A good man on the High Plains colors Longmire series

Hailing from tiny Wyoming town of Ucross, Craig Johnson is immersed in the culture and traditions of the wide open American West.

The New York Times bestselling author of the Longmire mysteries has penned 18 novels in the series. Those stories, revolving around the exploits of old-school lawman Walt Longmire, became the basis for the hit Netflix original series “Longmire.” The series became one of Netflix’s top-10 shows, a status it has retained even six years after production on the show stopped.

His most recent book, “Hell and Back,” wipes Longmire of his memories as he wakes up on a dusty street, covered in blood and with one bullet fired from the gun on his hip. The novel comes out Sept. 6.

On being drawn towards writing

“I come from a family of storytellers, and I was the worst storyteller in our family. I thought to myself, maybe if you wrote them down, they’d be a way of telling stories without the pressure of doing them live.”

On the challenges of figuring out what he’d write about

“You’ve got to find something to write about, something that is worthwhile, something that will hold your attention and something you’ll be excited about. I kept looking for an idea, and then thought that crime fiction would be a really good structure to work with, because it always has a good beginning, middle and end.”

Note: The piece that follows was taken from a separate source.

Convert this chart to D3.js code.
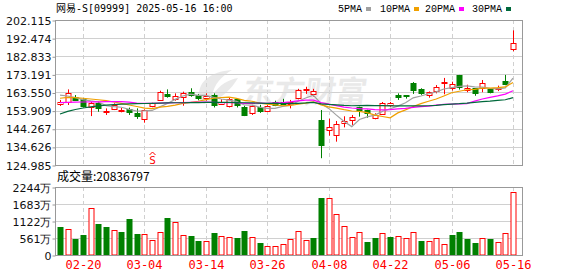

Coming up with Walt Longmire

“This was about 20 years ago, everything was very noir. It was very gritty and dirty — alcoholic detectives burying bodies in their backyard. I thought, what if you had a guy, who even though he’s not perfect, even though he has all kinds of faults, is really a good guy, trying to do the right thing. And what if you yanked crime fiction out of the alleyways of these cities and did it on the high plains, in the least populated county in the least populated state. Wouldn’t that give you a clear slate to write about?”

What it was like getting started

“It was scary at first. I wrote that first book, and lightning did strike. I got picked up by a big powerful agent in New York, and getting passed to the president of Penguin (Publishing Group.) She looked at me and said, ‘We really like these characters, we really like this world. We think people are going to want more of these books. We think you should seriously consider writing more of these, of making this a series.’”

His reaction to that suggestion

“With all of the knowledge, of not having even one book published yet, told the president of Penguin that I didn’t think that was a good idea, that I had some other ideas I wanted to bounce off them. thank God, she looked at me and said, ‘Maybe you should go back to your ranch in Wyoming and think about this.’ And I did have to think about it. You’d think it would be a no-brainer, but as an artist, it’s a little intimidating.”

The experience of writing “Hell and Back”

“It’s very, very different from all of the Longmire books. There are a lot of authors and a lot of books out there that follow a formula, and there a lot of people who are very happy and very comfortable basically reading the same book again and again. But there are also readers that I cast my lot with, who are looking for something different every time, so you have to change it up and make it exciting.”

On touring the country and meeting fans

“It’s a lot of fun. What we do, basically, as writers, is sit in our rooms and type about our imaginary friends. That doesn’t necessarily mean that we have good social skills to put on a good show. I have to laugh, because whenever I’m out, people say, ‘You look like you’re having so much fun, you’re having such a good time.’ I don’t think you can fake that.”